PROBLEM REQUIREMENTS
Exactly as written, please set down all of the entries again, with no pictures.

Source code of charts
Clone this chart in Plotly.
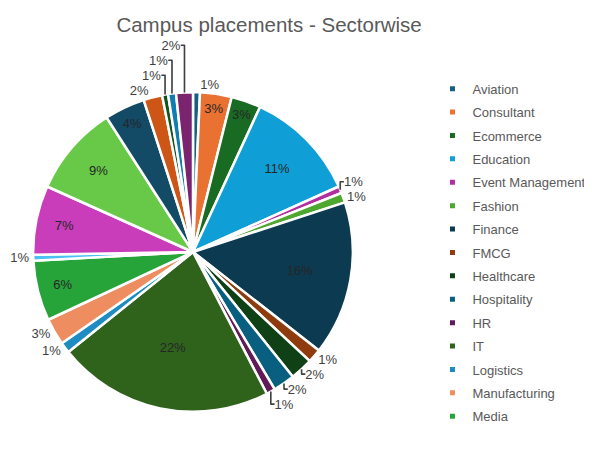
import plotly.graph_objects as go

sectors = ["Aviation", "Consultant", "Ecommerce", "Education", "Event Management",
           "Fashion", "Finance", "FMCG", "Healthcare", "Hospitality", "HR", "IT",
           "Logistics", "Manufacturing", "Media", "NGO", "Pharma", "Real Estate",
           "Retail", "Sales", "Telecom", "Textile", "Travel"]
shares = [0.7, 3.2, 3.0, 11.4, 0.7, 1.0, 15.6, 1.4, 2.3, 2.2, 0.9, 21.9,
          1.1, 2.7, 6.1, 0.6, 7.0, 9.2, 4.1, 1.9, 0.6, 0.8, 1.7]
colors = ["#156082", "#E97132", "#196B24", "#0F9ED5", "#B02FA0", "#4EA72E",
          "#0C3A50", "#8E3B0E", "#0F4016", "#095F80", "#601A58", "#2F631C",
          "#1E8CC2", "#EE8D60", "#26A43A", "#4CC0F0", "#C93DBB", "#67C947",
          "#134A66", "#CD5516", "#14541C", "#0F7DB0", "#7A2470"]
text_pos = ["outside", "inside", "inside", "inside", "outside", "outside",
            "inside", "outside", "outside", "outside", "outside", "inside",
            "outside", "outside", "inside", "outside", "inside", "inside",
            "inside", "outside", "outside", "outside", "outside"]
legend_count = 15

FONT = "Arial, Liberation Sans, sans-serif"

fig = go.Figure()
fig.add_trace(go.Pie(
    labels=sectors, values=shares, sort=False, direction="clockwise", rotation=0,
    marker=dict(colors=colors, line=dict(color="white", width=2.5)),
    texttemplate="%{percent:.0%}", textposition=text_pos,
    insidetextorientation="horizontal",
    textfont=dict(family=FONT, size=13, color="#404040"),
    outsidetextfont=dict(family=FONT, size=13, color="#404040"),
    insidetextfont=dict(family=FONT, size=13, color="#262626"),
    domain=dict(x=[0.0425, 0.5825], y=[0.1018, 0.8138]),
    showlegend=False, automargin=False,
))

for name, col in zip(sectors[:legend_count], colors[:legend_count]):
    fig.add_trace(go.Scatter(
        x=[None], y=[None], mode="markers", name=name, legendgroup=name,
        marker=dict(symbol="square", size=5, color=col),
    ))

fig.update_layout(
    width=592, height=450,
    margin=dict(l=0, r=0, t=0, b=0, autoexpand=False),
    paper_bgcolor="white", plot_bgcolor="white",
    title=dict(text="Campus placements - Sectorwise", x=0.441, xanchor="center",
               y=0.962, yanchor="middle",
               font=dict(family=FONT, size=20.5, color="#595959")),
    xaxis=dict(visible=False), yaxis=dict(visible=False),
    legend=dict(x=0.717, xanchor="left", y=0.854, yanchor="top",
                font=dict(family=FONT, size=13, color="#595959"),
                tracegroupgap=3.5, itemwidth=30, bgcolor="rgba(0,0,0,0)"),
)

fig.write_html("out.html")
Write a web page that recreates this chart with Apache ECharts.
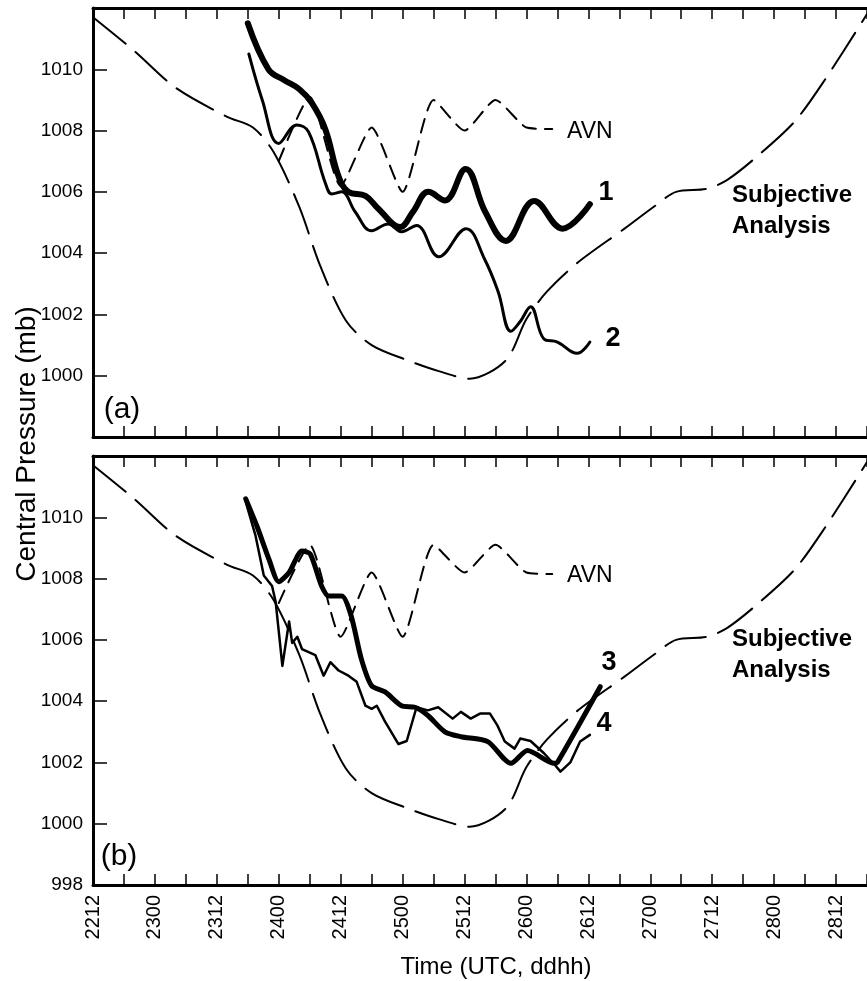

WRITTEN ANSWER
Clone this chart in Plotly.
import plotly.graph_objects as go

sectors = ["Aviation", "Consultant", "Ecommerce", "Education", "Event Management",
           "Fashion", "Finance", "FMCG", "Healthcare", "Hospitality", "HR", "IT",
           "Logistics", "Manufacturing", "Media", "NGO", "Pharma", "Real Estate",
           "Retail", "Sales", "Telecom", "Textile", "Travel"]
shares = [0.7, 3.2, 3.0, 11.4, 0.7, 1.0, 15.6, 1.4, 2.3, 2.2, 0.9, 21.9,
          1.1, 2.7, 6.1, 0.6, 7.0, 9.2, 4.1, 1.9, 0.6, 0.8, 1.7]
colors = ["#156082", "#E97132", "#196B24", "#0F9ED5", "#B02FA0", "#4EA72E",
          "#0C3A50", "#8E3B0E", "#0F4016", "#095F80", "#601A58", "#2F631C",
          "#1E8CC2", "#EE8D60", "#26A43A", "#4CC0F0", "#C93DBB", "#67C947",
          "#134A66", "#CD5516", "#14541C", "#0F7DB0", "#7A2470"]
text_pos = ["outside", "inside", "inside", "inside", "outside", "outside",
            "inside", "outside", "outside", "outside", "outside", "inside",
            "outside", "outside", "inside", "outside", "inside", "inside",
            "inside", "outside", "outside", "outside", "outside"]
legend_count = 15

FONT = "Arial, Liberation Sans, sans-serif"

fig = go.Figure()
fig.add_trace(go.Pie(
    labels=sectors, values=shares, sort=False, direction="clockwise", rotation=0,
    marker=dict(colors=colors, line=dict(color="white", width=2.5)),
    texttemplate="%{percent:.0%}", textposition=text_pos,
    insidetextorientation="horizontal",
    textfont=dict(family=FONT, size=13, color="#404040"),
    outsidetextfont=dict(family=FONT, size=13, color="#404040"),
    insidetextfont=dict(family=FONT, size=13, color="#262626"),
    domain=dict(x=[0.0425, 0.5825], y=[0.1018, 0.8138]),
    showlegend=False, automargin=False,
))

for name, col in zip(sectors[:legend_count], colors[:legend_count]):
    fig.add_trace(go.Scatter(
        x=[None], y=[None], mode="markers", name=name, legendgroup=name,
        marker=dict(symbol="square", size=5, color=col),
    ))

fig.update_layout(
    width=592, height=450,
    margin=dict(l=0, r=0, t=0, b=0, autoexpand=False),
    paper_bgcolor="white", plot_bgcolor="white",
    title=dict(text="Campus placements - Sectorwise", x=0.441, xanchor="center",
               y=0.962, yanchor="middle",
               font=dict(family=FONT, size=20.5, color="#595959")),
    xaxis=dict(visible=False), yaxis=dict(visible=False),
    legend=dict(x=0.717, xanchor="left", y=0.854, yanchor="top",
                font=dict(family=FONT, size=13, color="#595959"),
                tracegroupgap=3.5, itemwidth=30, bgcolor="rgba(0,0,0,0)"),
)

fig.write_html("out.html")
Write a web page that recreates this chart with Apache ECharts.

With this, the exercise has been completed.